→ EXTRACTED ENTRIES
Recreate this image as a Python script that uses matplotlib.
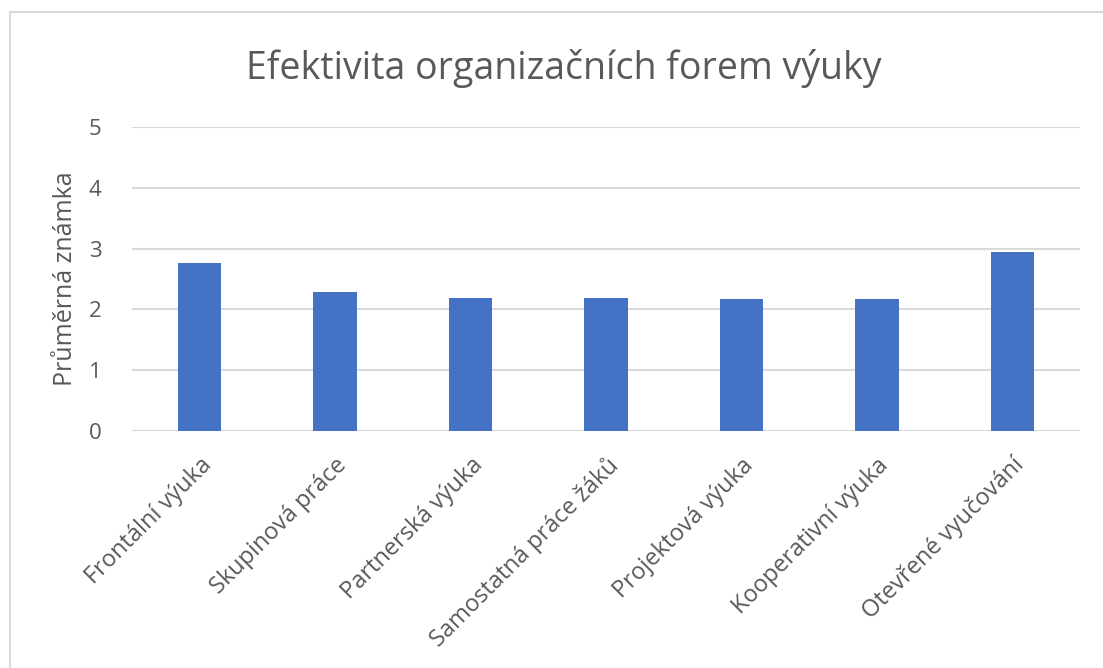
import numpy as np
import matplotlib.pyplot as plt
from matplotlib.patches import Rectangle

# data
categories = ['Frontální výuka', 'Skupinová práce', 'Partnerská výuka',
              'Samostatná práce žáků', 'Projektová výuka', 'Kooperativní výuka',
              'Otevřené vyučování']
values = [2.77, 2.28, 2.19, 2.19, 2.17, 2.17, 2.94]
yticks = [0, 1, 2, 3, 4, 5]

plt.rcParams['font.family'] = ['Open Sans', 'DejaVu Sans']
txt = '#595959'

fig = plt.figure(figsize=(11.03, 6.68), dpi=100)
# outer chart frame
fig.patches.append(Rectangle((10 / 1103, -0.1), 1.2, 1 - 12 / 668 + 0.1,
                             transform=fig.transFigure, fill=False,
                             edgecolor='#d9d9d9', linewidth=1.5))

ax = fig.add_axes([132 / 1103, 1 - 431 / 668, (1080 - 132) / 1103, (431 - 127) / 668])
x = np.arange(len(categories))
ax.bar(x, values, width=0.32, color='#4472C4', zorder=3)

ax.set_ylim(0, 5)
ax.set_xlim(-0.5, len(categories) - 0.5)
ax.set_yticks(yticks)
ax.yaxis.grid(True, color='#d9d9d9', linewidth=1.5, zorder=0)
for s in ax.spines.values():
    s.set_visible(False)
ax.tick_params(length=0, colors=txt)
ax.tick_params(axis='y', pad=22, labelsize=16)
ax.set_xticks(x)
ax.set_xticklabels(categories, rotation=45, ha='right', rotation_mode='anchor')
ax.tick_params(axis='x', pad=16, labelsize=17)
ax.set_ylabel('Průměrná známka', color=txt, fontsize=18, labelpad=8)

fig.text(564 / 1103, 1 - 68 / 668, 'Efektivita organizačních forem výuky',
         ha='center', va='center', color=txt, fontsize=27)

fig.savefig('out.png', dpi=100)
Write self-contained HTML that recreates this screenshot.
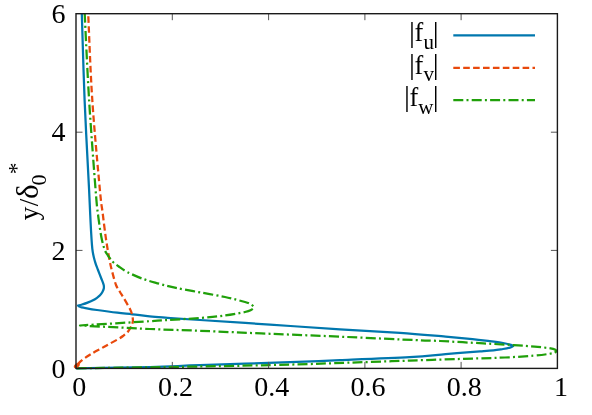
<!DOCTYPE html>
<html>
<head>
<meta charset="utf-8">
<style>
html,body{margin:0;padding:0;background:#fff;}
body{width:592px;height:415px;overflow:hidden;}
svg{display:block;will-change:transform;}
text{font-family:"Liberation Serif",serif;fill:#000;}
</style>
</head>
<body>
<svg width="592" height="415" viewBox="0 0 592 415">
<rect x="0" y="0" width="592" height="415" fill="#fff"/>

<!-- curves -->
<g fill="none" stroke-width="2.25" stroke-linejoin="round">
<!-- blue |f_u| -->
<path id="cu" stroke="#0077ae" d="M81.8,13.7 C82.3,28.1 83.4,70.6 84.6,100.0 C85.8,129.4 88.1,169.6 89.1,190.0 C90.1,210.4 90.1,212.7 90.6,222.5 C91.1,232.3 91.6,242.1 92.3,248.6 C93.0,255.1 94.0,258.0 95.0,261.6 C96.0,265.2 96.9,267.1 98.0,270.0 C99.1,272.9 100.5,276.5 101.5,279.0 C102.5,281.5 103.3,283.4 103.7,285.0 C104.1,286.6 104.0,287.3 103.8,288.5 C103.6,289.7 103.0,290.9 102.4,292.0 C101.8,293.1 100.9,294.3 100.0,295.3 C99.1,296.3 98.2,296.9 97.0,297.8 C95.8,298.7 94.1,299.7 92.5,300.5 C90.9,301.3 89.3,301.9 87.6,302.6 C85.8,303.3 83.6,304.0 82.0,304.5 C80.4,305.0 78.8,305.4 78.1,305.6 C78.4,305.8 79.1,306.5 80.0,306.8 C80.9,307.1 80.7,307.2 83.5,307.7 C86.3,308.2 91.4,309.2 97.0,310.0 C102.6,310.8 111.4,312.0 117.3,312.7 C123.2,313.4 127.1,313.7 132.5,314.3 C137.9,314.9 143.8,315.8 149.7,316.4 C155.5,317.0 159.2,317.2 167.6,317.8 C176.0,318.4 182.9,318.9 200.0,320.0 C217.1,321.1 246.7,323.1 270.0,324.6 C293.3,326.2 318.3,327.9 340.0,329.3 C361.7,330.7 382.4,331.7 400.0,332.9 C417.6,334.1 433.5,335.6 445.6,336.6 C457.7,337.7 465.1,338.4 472.5,339.2 C479.9,340.0 484.6,340.6 489.7,341.2 C494.8,341.8 499.6,342.4 503.0,343.0 C506.4,343.6 508.3,344.1 510.0,344.6 C511.7,345.1 513.2,345.6 513.2,346.1 C513.2,346.6 511.7,347.1 510.0,347.6 C508.3,348.1 505.8,348.6 503.0,349.0 C500.2,349.4 497.3,349.9 493.5,350.3 C489.7,350.7 488.0,350.8 480.0,351.4 C472.0,352.0 457.3,353.2 445.6,354.2 C433.9,355.2 427.2,356.2 409.6,357.2 C392.0,358.2 359.9,359.4 340.0,360.2 C320.1,361.0 313.3,361.4 290.0,362.2 C266.7,363.0 223.3,364.4 200.0,365.2 C176.7,366.0 170.7,366.5 150.0,367.0 C129.3,367.5 88.3,368.2 76.0,368.4"/>
<!-- red |f_v| -->
<path id="cv" stroke="#e8490c" stroke-dasharray="6.6 3.3" stroke-dashoffset="7.1" d="M88.2,13.7 C88.9,28.1 90.3,70.6 92.3,100.0 C94.2,129.4 98.2,171.4 99.9,190.0 C101.6,208.6 101.5,203.8 102.5,211.7 C103.5,219.6 104.7,230.1 105.8,237.7 C106.9,245.3 108.0,251.6 109.0,257.2 C110.0,262.8 110.8,266.4 112.0,271.0 C113.2,275.6 114.7,281.5 116.0,285.0 C117.3,288.5 118.7,289.8 120.0,292.0 C121.3,294.2 122.3,295.6 124.0,298.5 C125.7,301.4 128.7,306.6 130.1,309.3 C131.5,312.1 131.7,313.2 132.2,315.0 C132.7,316.8 132.8,318.7 132.9,320.0 C133.0,321.3 132.7,322.0 132.5,323.0 C132.3,324.0 132.2,324.4 131.5,325.8 C130.8,327.2 129.5,329.8 128.1,331.5 C126.7,333.2 124.8,334.6 123.0,336.0 C121.2,337.4 120.5,337.8 117.3,339.6 C114.1,341.4 108.3,344.5 103.8,347.0 C99.3,349.5 94.1,352.1 90.3,354.5 C86.5,356.9 83.1,359.2 80.8,361.2 C78.5,363.2 77.0,365.6 76.2,366.5"/>
<!-- green |f_w| -->
<path id="cw" stroke="#20a00a" stroke-dasharray="10 3.2 2 3.2" stroke-dashoffset="0.9" d="M84.7,13.7 C85.4,28.1 87.3,70.6 89.1,100.0 C90.9,129.4 94.1,170.7 95.6,190.0 C97.1,209.3 97.2,208.1 98.2,216.0 C99.2,223.9 100.4,232.1 101.5,237.7 C102.6,243.3 103.7,246.8 104.7,249.7 C105.7,252.6 106.7,253.5 107.6,255.0 C108.5,256.5 109.1,257.2 110.1,258.5 C111.1,259.8 112.0,261.2 113.5,262.5 C115.0,263.8 116.5,264.9 118.8,266.5 C121.0,268.1 123.1,269.9 127.0,271.9 C130.9,273.9 136.8,276.6 142.2,278.6 C147.5,280.6 153.5,282.1 159.1,283.7 C164.7,285.2 169.2,286.4 176.0,287.9 C182.8,289.3 191.8,290.9 200.0,292.4 C208.2,293.9 217.5,295.4 225.0,297.0 C232.5,298.6 240.7,300.8 245.0,302.0 C249.3,303.2 249.5,303.6 251.0,304.5 C252.5,305.4 253.8,306.6 253.8,307.5 C253.8,308.4 252.5,309.2 251.0,310.0 C249.5,310.8 249.3,311.1 245.0,312.0 C240.7,312.9 232.5,314.5 225.0,315.5 C217.5,316.5 209.6,317.2 200.0,318.0 C190.4,318.8 176.0,319.5 167.6,320.0 C159.2,320.5 164.3,320.3 149.7,321.2 C135.1,322.1 91.6,324.8 80.0,325.5 C91.6,326.1 129.7,328.1 149.7,329.0 C169.7,329.9 179.9,330.0 200.0,330.8 C220.1,331.6 245.4,332.8 270.0,333.8 C294.6,334.8 323.3,335.9 347.5,337.0 C371.7,338.1 399.6,339.4 415.0,340.1 C430.4,340.8 428.6,340.4 440.0,341.0 C451.4,341.6 471.1,342.7 483.4,343.4 C495.7,344.1 504.7,344.5 513.7,345.1 C522.7,345.7 531.5,346.2 537.6,346.8 C543.8,347.4 547.7,347.9 550.6,348.4 C553.5,348.9 554.1,349.2 555.0,349.6 C555.9,350.0 556.2,350.5 556.2,351.0 C556.2,351.5 555.9,352.0 555.0,352.4 C554.1,352.8 554.2,353.1 550.6,353.6 C547.0,354.2 540.9,355.1 533.3,355.7 C525.7,356.3 515.1,357.0 505.0,357.5 C494.9,358.0 488.4,358.1 472.5,358.6 C456.6,359.1 430.4,359.9 409.6,360.6 C388.8,361.3 367.4,362.0 347.5,362.7 C327.6,363.4 314.6,364.0 290.0,364.6 C265.4,365.2 235.7,365.9 200.0,366.5 C164.3,367.1 96.7,368.1 76.0,368.4"/>
</g>
<ellipse cx="76.8" cy="365.6" rx="3.4" ry="2.1" transform="rotate(-40 76.8 365.6)" fill="#e8490c"/>

<!-- legend samples -->
<g fill="none" stroke-width="2.25">
<path stroke="#0077ae" d="M453.3,35.3 H535"/>
<path stroke="#e8490c" stroke-dasharray="6.6 3.3" d="M453.3,67.8 H535"/>
<path stroke="#20a00a" stroke-dasharray="10 3.2 2 3.2" d="M453.3,100.2 H535"/>
</g>

<!-- frame and ticks -->
<g fill="none" stroke="#555" stroke-width="1">
<path d="M172.3,368.4 v-6.5 M268.6,368.4 v-6.5 M364.9,368.4 v-6.5 M461.1,368.4 v-6.5"/>
<path d="M172.3,13.7 v6.5 M268.6,13.7 v6.5 M364.9,13.7 v6.5 M461.1,13.7 v6.5"/>
<path d="M76,250.4 h6.5 M76,132.2 h6.5 M557.4,250.4 h-6.5 M557.4,132.2 h-6.5"/>
</g>
<rect x="76" y="13.7" width="481.4" height="354.7" fill="none" stroke="#1a1a1a" stroke-width="1.4"/>

<!-- tick labels -->
<g font-size="28">
<text x="65.6" y="23.1" text-anchor="end">6</text>
<text x="65.6" y="141.2" text-anchor="end">4</text>
<text x="65.6" y="259.5" text-anchor="end">2</text>
<text x="65.6" y="377.8" text-anchor="end">0</text>
<text x="79.3" y="395.8" text-anchor="middle">0</text>
<text x="175.5" y="395.8" text-anchor="middle">0.2</text>
<text x="271.8" y="395.8" text-anchor="middle">0.4</text>
<text x="368.1" y="395.8" text-anchor="middle">0.6</text>
<text x="464.3" y="395.8" text-anchor="middle">0.8</text>
<text x="560.9" y="395.8" text-anchor="middle">1</text>
</g>

<!-- legend text -->
<g font-size="26.3">
<text x="414.6" y="41.3">f</text><text x="423.6" y="48.8" font-size="21">u</text>
<text x="414.6" y="73.7">f</text><text x="423.6" y="81.2" font-size="21">v</text>
<text x="409.6" y="106.1">f</text><text x="418.3" y="113.6" font-size="21">w</text>
</g>
<g font-size="29.6" text-anchor="middle">
<text x="411.85" y="41.6">|</text><text x="435.65" y="41.6">|</text>
<text x="411.85" y="74">|</text><text x="435.65" y="74">|</text>
<text x="406.85" y="106.4">|</text><text x="435.65" y="106.4">|</text>
</g>

<!-- y label -->
<g transform="translate(37.8,0) rotate(-90)" font-size="27">
<text x="-220.2" y="0">y</text>
<text x="-206.2" y="0">/</text>
<text x="-199" y="0" font-size="31">δ</text>
<text x="-185.6" y="8" font-size="22">0</text>
<text x="-174.2" y="-13.6" font-size="23.5">*</text>
</g>
</svg>
</body>
</html>
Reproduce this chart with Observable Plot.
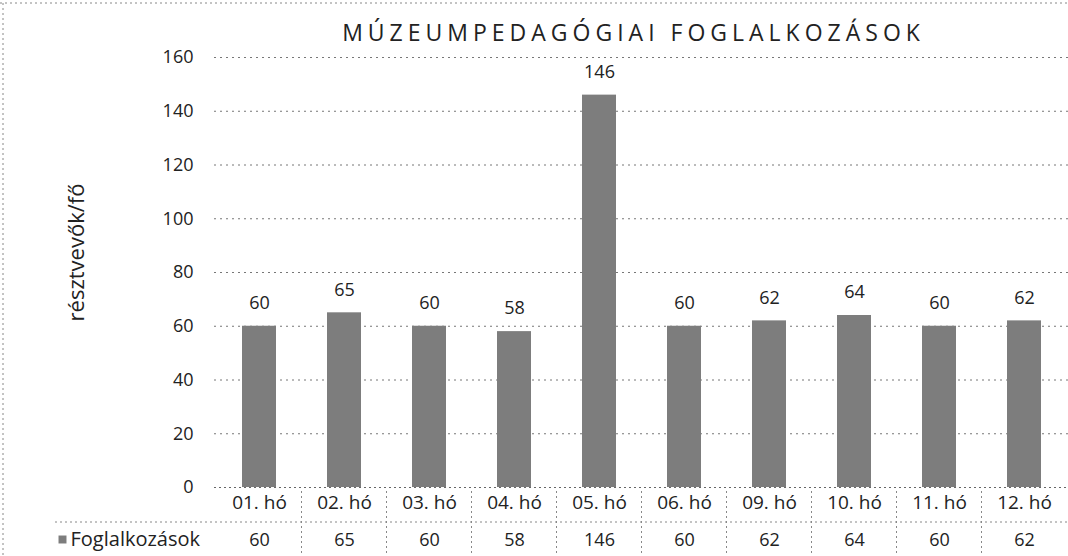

→ WORK REQUIRED
Pictures stay out. Print the data exactly, from its first line through the line containing "from matplotlib.patches import Rectangle".

→ RESULT
Recreate this image as a Python script that uses matplotlib.
import numpy as np
import matplotlib.pyplot as plt
from matplotlib.patches import Rectangle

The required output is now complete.